Reproduce the listing word for word. Skip any image.
-- begin --
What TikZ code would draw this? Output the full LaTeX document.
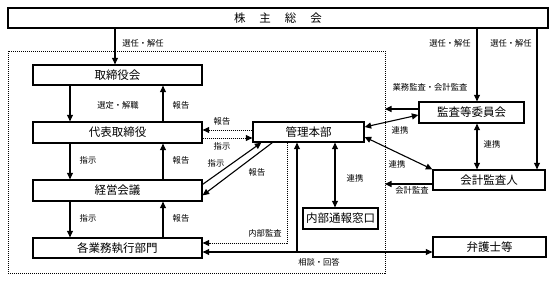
\documentclass[tikz,border=0pt]{standalone}
\usepackage{fontspec}
\setmainfont{Noto Sans CJK JP}
\usetikzlibrary{arrows.meta}
\begin{document}
\begin{tikzpicture}[x=1pt,y=-1pt,
 box/.style={draw, line width=1.3pt, inner sep=0pt, font=\fontsize{11.5}{13}\selectfont, minimum height=20pt},
 arr/.style={line width=1.1pt, -{Triangle[length=6.5pt,width=6pt]}},
 darr/.style={line width=1.1pt, {Triangle[length=6.5pt,width=6pt]}-{Triangle[length=6.5pt,width=6pt]}},
 dot/.style={line width=1pt, dash pattern=on 1pt off 1pt},
 lab/.style={font=\fontsize{8.3}{9}\selectfont, inner sep=1pt}]
\useasboundingbox (0,0) rectangle (558,281);
\fill[white] (0,0) rectangle (558,281);

% container
\draw[dot] (8,51) rectangle (385,273);

% boxes
\node[box, minimum width=540pt] (kabu) at (278,18) {株\hspace{14pt}主\hspace{14pt}総\hspace{14pt}会};
\node[box, minimum width=169pt] (tori) at (117.5,75) {取締役会};
\node[box, minimum width=169pt, minimum height=21pt] (daihyo) at (117.5,132.5) {代表取締役};
\node[box, minimum width=169pt, minimum height=21pt] (keiei) at (117.5,190.5) {経営会議};
\node[box, minimum width=169pt] (gyomu) at (117.5,248) {各業務執行部門};
\node[box, minimum width=111pt] (kanri) at (308.5,132) {管理本部};
\node[box, minimum width=75pt, minimum height=21pt] (tsuho) at (340.5,218.5) {内部通報窓口};
\node[box, minimum width=105pt, minimum height=21pt] (kansa) at (471.5,112.5) {監査等委員会};
\node[box, minimum width=112pt] (kaikei) at (489,180) {会計監査人};
\node[box, minimum width=113pt] (bengo) at (489.5,247) {弁護士等};

% helper coordinates
\coordinate (xa) at (115,0);
\coordinate (xl) at (70,0);
\coordinate (xr) at (163,0);
\coordinate (xk) at (477,0);
\coordinate (xm) at (537,0);
\coordinate (xs) at (297,0);
\coordinate (xt) at (335,0);
\coordinate (xi) at (287,0);
\coordinate (d1) at (0,130);
\coordinate (d2) at (0,138);
\coordinate (ia) at (287,243);
\coordinate (sa) at (297,252);
\coordinate (ga) at (385,109);
\coordinate (gb) at (385,184);

% shareholders
\draw[arr] (kabu.south -| xa) -- (tori.north -| xa);
\draw[arr] (kabu.south -| xk) -- (kansa.north -| xk);
\draw[arr] (kabu.south -| xm) -- (kaikei.north -| xm);
\node[lab] at (143,43) {選任・解任};
\node[lab] at (450,43) {選任・解任};
\node[lab] at (511,43) {選任・解任};

% left column
\draw[arr] (tori.south -| xl) -- (daihyo.north -| xl);
\draw[arr] (daihyo.north -| xr) -- (tori.south -| xr);
\node[lab] at (118,105) {選定・解職};
\node[lab] at (181,105) {報告};
\draw[arr] (daihyo.south -| xl) -- (keiei.north -| xl);
\draw[arr] (keiei.north -| xr) -- (daihyo.south -| xr);
\node[lab] at (88,160) {指示};
\node[lab] at (181,160) {報告};
\draw[arr] (keiei.south -| xl) -- (gyomu.north -| xl);
\draw[arr] (gyomu.north -| xr) -- (keiei.south -| xr);
\node[lab] at (88,218) {指示};
\node[lab] at (181,218) {報告};

% daihyo <-> kanri dotted
\draw[arr, dot] (kanri.west |- d1) -- (daihyo.east |- d1);
\draw[arr, dot] (daihyo.east |- d2) -- (kanri.west |- d2);
\node[lab] at (222,121) {報告};
\node[lab] at (222,146) {指示};

% keiei <-> kanri diagonals
\draw[arr] ([yshift=-5pt]keiei.north east) -- ([xshift=9pt]kanri.south west);
\draw[arr] ([xshift=20pt]kanri.south west) -- ([yshift=-16pt]keiei.north east);
\node[lab] at (216,163) {指示};
\node[lab] at (257,172) {報告};

% internal audit
\draw[arr, dot] (kanri.south -| xi) -- (ia) -- (gyomu.east |- ia);
\node[lab] at (265,233) {内部監査};

% consultation
\draw[darr] (gyomu.east |- sa) -- (bengo.west |- sa);
\draw[arr] (sa) -- (kanri.south -| xs);
\node[lab] at (319,262) {相談・回答};

% kanri <-> tsuho
\draw[darr] (kanri.south -| xt) -- (tsuho.north -| xt);
\node[lab] at (355,178) {連携};

% audit committee
\draw[arr] (kansa.west |- ga) -- (ga);
\node[lab] at (430,87) {業務監査・会計監査};
\draw[darr] ([yshift=-2.5pt]kansa.west) -- ([yshift=5pt]kanri.east);
\node[lab] at (400,130) {連携};
\draw[darr] ([yshift=-5pt]kanri.east) -- (kaikei.north west);
\node[lab] at (397,164) {連携};
\draw[darr] (kansa.south -| xk) -- (kaikei.north -| xk);
\node[lab] at (492,144) {連携};
\draw[arr] (kaikei.west |- gb) -- (gb);
\node[lab] at (412,190) {会計監査};
\end{tikzpicture}
\end{document}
-- end --
## [Response for this exercise]
What TikZ code would draw this? Output the full LaTeX document.
\documentclass[tikz,border=0pt]{standalone}
\usepackage{fontspec}
\setmainfont{Noto Sans CJK JP}
\usetikzlibrary{arrows.meta}
\begin{document}
\begin{tikzpicture}[x=1pt,y=-1pt,
 box/.style={draw, line width=1.3pt, inner sep=0pt, font=\fontsize{11.5}{13}\selectfont, minimum height=20pt},
 arr/.style={line width=1.1pt, -{Triangle[length=6.5pt,width=6pt]}},
 darr/.style={line width=1.1pt, {Triangle[length=6.5pt,width=6pt]}-{Triangle[length=6.5pt,width=6pt]}},
 dot/.style={line width=1pt, dash pattern=on 1pt off 1pt},
 lab/.style={font=\fontsize{8.3}{9}\selectfont, inner sep=1pt}]
\useasboundingbox (0,0) rectangle (558,281);
\fill[white] (0,0) rectangle (558,281);

% container
\draw[dot] (8,51) rectangle (385,273);

% boxes
\node[box, minimum width=540pt] (kabu) at (278,18) {株\hspace{14pt}主\hspace{14pt}総\hspace{14pt}会};
\node[box, minimum width=169pt] (tori) at (117.5,75) {取締役会};
\node[box, minimum width=169pt, minimum height=21pt] (daihyo) at (117.5,132.5) {代表取締役};
\node[box, minimum width=169pt, minimum height=21pt] (keiei) at (117.5,190.5) {経営会議};
\node[box, minimum width=169pt] (gyomu) at (117.5,248) {各業務執行部門};
\node[box, minimum width=111pt] (kanri) at (308.5,132) {管理本部};
\node[box, minimum width=75pt, minimum height=21pt] (tsuho) at (340.5,218.5) {内部通報窓口};
\node[box, minimum width=105pt, minimum height=21pt] (kansa) at (471.5,112.5) {監査等委員会};
\node[box, minimum width=112pt] (kaikei) at (489,180) {会計監査人};
\node[box, minimum width=113pt] (bengo) at (489.5,247) {弁護士等};

% helper coordinates
\coordinate (xa) at (115,0);
\coordinate (xl) at (70,0);
\coordinate (xr) at (163,0);
\coordinate (xk) at (477,0);
\coordinate (xm) at (537,0);
\coordinate (xs) at (297,0);
\coordinate (xt) at (335,0);
\coordinate (xi) at (287,0);
\coordinate (d1) at (0,130);
\coordinate (d2) at (0,138);
\coordinate (ia) at (287,243);
\coordinate (sa) at (297,252);
\coordinate (ga) at (385,109);
\coordinate (gb) at (385,184);

% shareholders
\draw[arr] (kabu.south -| xa) -- (tori.north -| xa);
\draw[arr] (kabu.south -| xk) -- (kansa.north -| xk);
\draw[arr] (kabu.south -| xm) -- (kaikei.north -| xm);
\node[lab] at (143,43) {選任・解任};
\node[lab] at (450,43) {選任・解任};
\node[lab] at (511,43) {選任・解任};

% left column
\draw[arr] (tori.south -| xl) -- (daihyo.north -| xl);
\draw[arr] (daihyo.north -| xr) -- (tori.south -| xr);
\node[lab] at (118,105) {選定・解職};
\node[lab] at (181,105) {報告};
\draw[arr] (daihyo.south -| xl) -- (keiei.north -| xl);
\draw[arr] (keiei.north -| xr) -- (daihyo.south -| xr);
\node[lab] at (88,160) {指示};
\node[lab] at (181,160) {報告};
\draw[arr] (keiei.south -| xl) -- (gyomu.north -| xl);
\draw[arr] (gyomu.north -| xr) -- (keiei.south -| xr);
\node[lab] at (88,218) {指示};
\node[lab] at (181,218) {報告};

% daihyo <-> kanri dotted
\draw[arr, dot] (kanri.west |- d1) -- (daihyo.east |- d1);
\draw[arr, dot] (daihyo.east |- d2) -- (kanri.west |- d2);
\node[lab] at (222,121) {報告};
\node[lab] at (222,146) {指示};

% keiei <-> kanri diagonals
\draw[arr] ([yshift=-5pt]keiei.north east) -- ([xshift=9pt]kanri.south west);
\draw[arr] ([xshift=20pt]kanri.south west) -- ([yshift=-16pt]keiei.north east);
\node[lab] at (216,163) {指示};
\node[lab] at (257,172) {報告};

% internal audit
\draw[arr, dot] (kanri.south -| xi) -- (ia) -- (gyomu.east |- ia);
\node[lab] at (265,233) {内部監査};

% consultation
\draw[darr] (gyomu.east |- sa) -- (bengo.west |- sa);
\draw[arr] (sa) -- (kanri.south -| xs);
\node[lab] at (319,262) {相談・回答};

% kanri <-> tsuho
\draw[darr] (kanri.south -| xt) -- (tsuho.north -| xt);
\node[lab] at (355,178) {連携};

% audit committee
\draw[arr] (kansa.west |- ga) -- (ga);
\node[lab] at (430,87) {業務監査・会計監査};
\draw[darr] ([yshift=-2.5pt]kansa.west) -- ([yshift=5pt]kanri.east);
\node[lab] at (400,130) {連携};
\draw[darr] ([yshift=-5pt]kanri.east) -- (kaikei.north west);
\node[lab] at (397,164) {連携};
\draw[darr] (kansa.south -| xk) -- (kaikei.north -| xk);
\node[lab] at (492,144) {連携};
\draw[arr] (kaikei.west |- gb) -- (gb);
\node[lab] at (412,190) {会計監査};
\end{tikzpicture}
\end{document}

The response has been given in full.